Evan Mawarire returned to Zimbabwe from exile on the 11th of February 2017. His return caused a lot of hullabaloo on social media networks with mixed reactions being expressed. Some were happy, whilst others were confused as to why he would come back after all he had been through. A majority of the comments however were expressing their bitterness over him having left in the first place, particularly at such crucial time when his movement, #thisflag was at its peak in terms of impact and support. They felt let down by him leaving.
Contrary to popular belief,l actually admired him for having the courage to come back after all the persecution that he and his family had gone through. I also felt it was unfair that all Zimbabweans had placed the burden on this one person of liberating them from the clutches of political and economic pit the country had fallen into.
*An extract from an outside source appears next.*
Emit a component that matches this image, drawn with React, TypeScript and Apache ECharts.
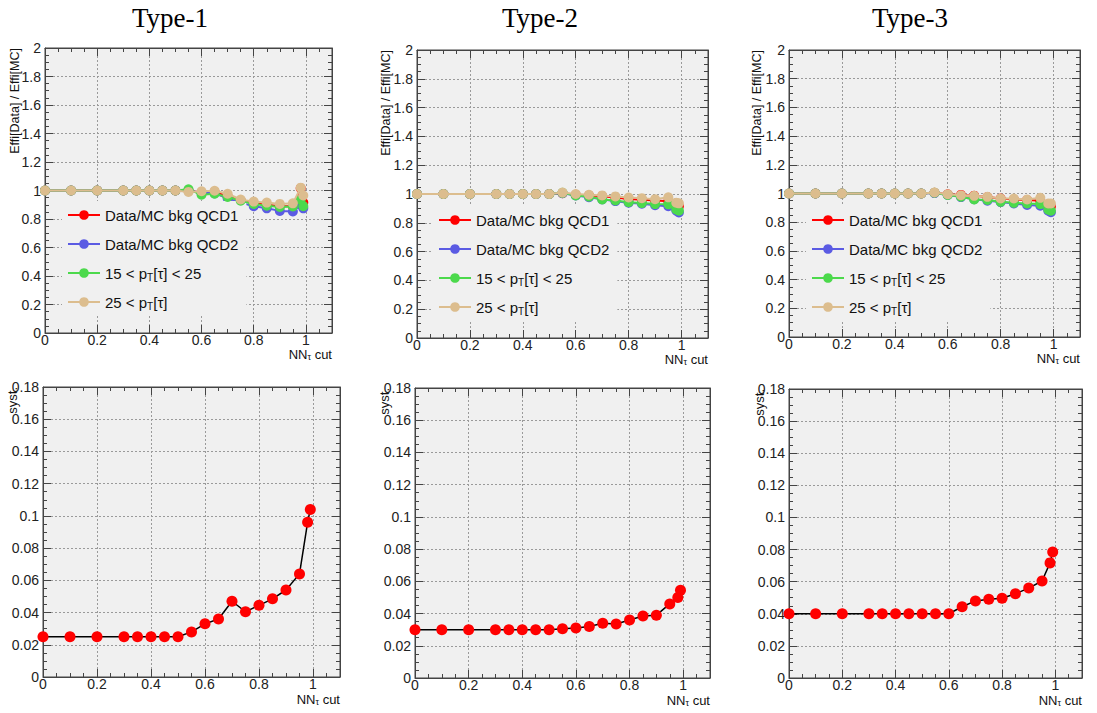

In another incident in December 2016, a statement was made by the CEO of the Mail and Guardian, Trevor Ncube, on Twitter where he had written that “if Morgan Tsvangirai is your hero then you don’t belong to a transformative Zimbabwe.” His comments angered a lot of people particularly Morgan’s supporters who castigated him for criticizing their leader, with many stating that MDC is nothing without Morgan.
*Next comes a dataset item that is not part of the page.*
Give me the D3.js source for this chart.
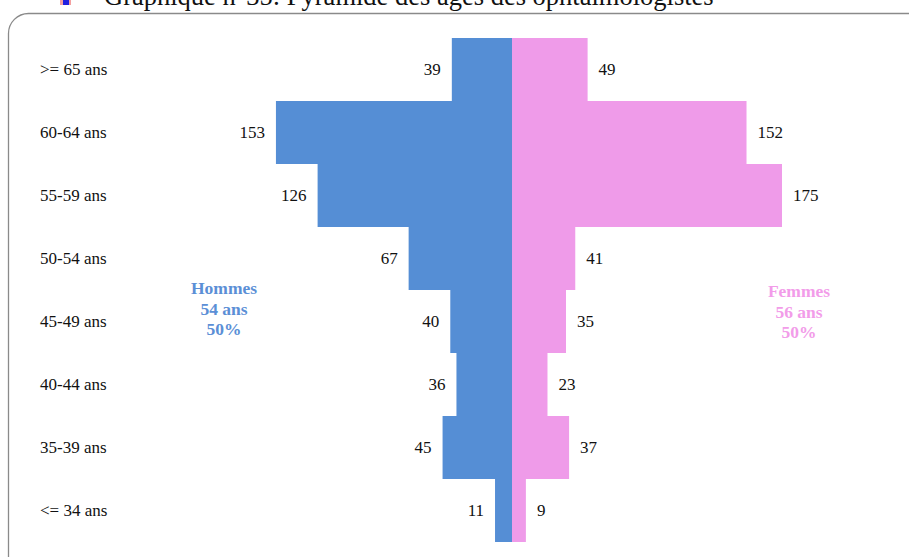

In another example, power within ZANUP centres around one person, and that is Robert Mugabe. The fate of the party beyond him remains uncertain as evidenced in the current succession battles plaguing the party.
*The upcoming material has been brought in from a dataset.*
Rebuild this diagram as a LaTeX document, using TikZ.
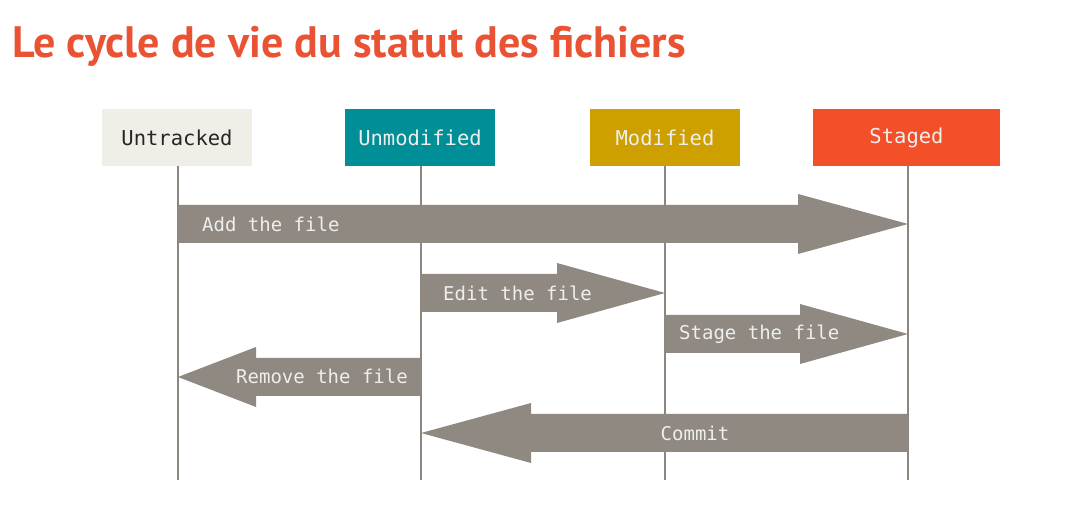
\documentclass[tikz,border=0pt]{standalone}
\usepackage{fontspec}
\usetikzlibrary{calc}
\newfontfamily\titlefont{PT Sans}
\setmonofont{DejaVu Sans Mono}
\definecolor{titlecol}{RGB}{234,82,52}
\definecolor{untrk}{RGB}{239,238,231}
\definecolor{unmod}{RGB}{0,143,151}
\definecolor{modif}{RGB}{205,160,0}
\definecolor{stagd}{RGB}{243,79,41}
\definecolor{arrowgray}{RGB}{143,137,129}
\definecolor{linegray}{RGB}{140,134,127}
\definecolor{lbl}{RGB}{238,238,236}
\newcommand\fatarrow[4]{% #1 start coordinate, #2 tip coordinate, #3 head length (signed), #4 label
  \fill[arrowgray] let \p1=(#1), \p2=(#2) in
    (\x1,\y1+19pt) -- (\x2-#3,\y1+19pt) -- (\x2-#3,\y1+30pt) -- (\x2,\y2)
    -- (\x2-#3,\y1-30pt) -- (\x2-#3,\y1-19pt) -- (\x1,\y1-19pt) -- cycle;
}
\begin{document}
\begin{tikzpicture}[x=1pt,y=-1pt,
  state/.style={minimum height=57pt, inner sep=0pt, font=\ttfamily\fontsize{20.5}{24}\selectfont},
  lifeline/.style={draw=linegray, line width=2pt},
  lab/.style={font=\ttfamily\fontsize{19}{22}\selectfont, text=lbl, inner sep=0pt}]
\useasboundingbox (0,0) rectangle (1080,521);
\node[anchor=base west, inner sep=0pt, text=titlecol, font=\titlefont\bfseries\fontsize{44}{50}\selectfont] (title) at (12,58) {Le cycle de vie du statut des fichiers};
\node[state, fill=untrk, text=black!85, minimum width=150pt] (U) at (177,137.5) {Untracked};
\node[state, fill=unmod, text=lbl, minimum width=150pt] (N) at (420,137.5) {Unmodified};
\node[state, fill=modif, text=lbl, minimum width=150pt] (M) at (665,137.5) {Modified};
\node[state, fill=stagd, text=lbl, minimum width=187pt] (S) at (906.5,137.5) {Staged};
\coordinate (Ue) at (178,480);
\coordinate (Ne) at (421,480);
\coordinate (Me) at (665,480);
\coordinate (Se) at (908,480);
\draw[lifeline] (U.south -| Ue) -- (Ue);
\draw[lifeline] (N.south -| Ne) -- (Ne);
\draw[lifeline] (M.south -| Me) -- (Me);
\draw[lifeline] (S.south -| Se) -- (Se);
% arrows
\coordinate (a1) at (178,224); \coordinate (a2) at (908,224);
\fatarrow{a1}{a2}{110pt}{}
\node[lab, anchor=west] (addl) at (202,224) {Add the file};
\coordinate (e1) at (421,293); \coordinate (e2) at (665,293);
\fatarrow{e1}{e2}{108pt}{}
\node[lab, anchor=west] (editl) at (443,293) {Edit the file};
\coordinate (s1) at (665,334); \coordinate (s2) at (908,334);
\fatarrow{s1}{s2}{108pt}{}
\node[lab, anchor=west] (stagel) at (679,334) {Stage the file};
\coordinate (r1) at (421,377); \coordinate (r2) at (178,377);
\fatarrow{r1}{r2}{-78pt}{}
\node[lab, anchor=west] (reml) at (236,376) {Remove the file};
\coordinate (c1) at (908,433); \coordinate (c2) at (421,433);
\fatarrow{c1}{c2}{-110pt}{}
\node[lab] (comml) at (695,433) {Commit};
\end{tikzpicture}
\end{document}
What all these examples reveal is that Zimbabwe’s Achilles heel, or, in other words, its political weakness is that of the politics of personality. There is emphasis and importance placed more on personalities, particularly of leaders, than on the values that the movements or the political parties that they lead or represent. These personalities are treated almost like demi gods that can do no wrong. In a case where they do something that appears wrong in the eyes of their supporters, as in Evan’s case, they are demonised by people in such a terrible way.
In the case of Evan Mawarire, the people had become so fixated on him as the leader of the movement that they lost focus of the main purpose of the cause which was to bring our leaders to account for the current state that Zimbabwe was in. As a result of their anger a movement that had so much hope died a natural death.
In the case of Trevor Ncube’s comment, Morgan’s supporters were so quick to criticize Trevor for expressing his personal opinion (which he has a right to do), as they fiercely defended their leader, with some going as far as taking personal jabs at Trevor. As a nation we have become so focused onleaders that we lose sight of the bigger picture which are values. Values are timeless and values can never let you down as compared to human beings that inherently make mistakes. In Western countries, for example in the United States, there are two main dominant parties with the largest support base, the Democrats and the Republicans. Support for these parties is values-based regardless of who is leading it at any particular time.
The Democrat supporters subscribe to liberal values such as the right to make a choice to obtain an abortion, they support homosexual causes, they favour gun control, and so on. The Republican supporters on the other hand subscribe to traditional family values that the party stands for such as opposing abortion, opposing gun control and do not support homosexual causes. Resultantly their values have managed to stand the test of time. As Zimbabweans and Africans we must a rip a page out of the book of our Western counterparts and have a more values-based political system. That way the dream of the ideal Zimbabwe we hope to live in one day will not get lost in the sand.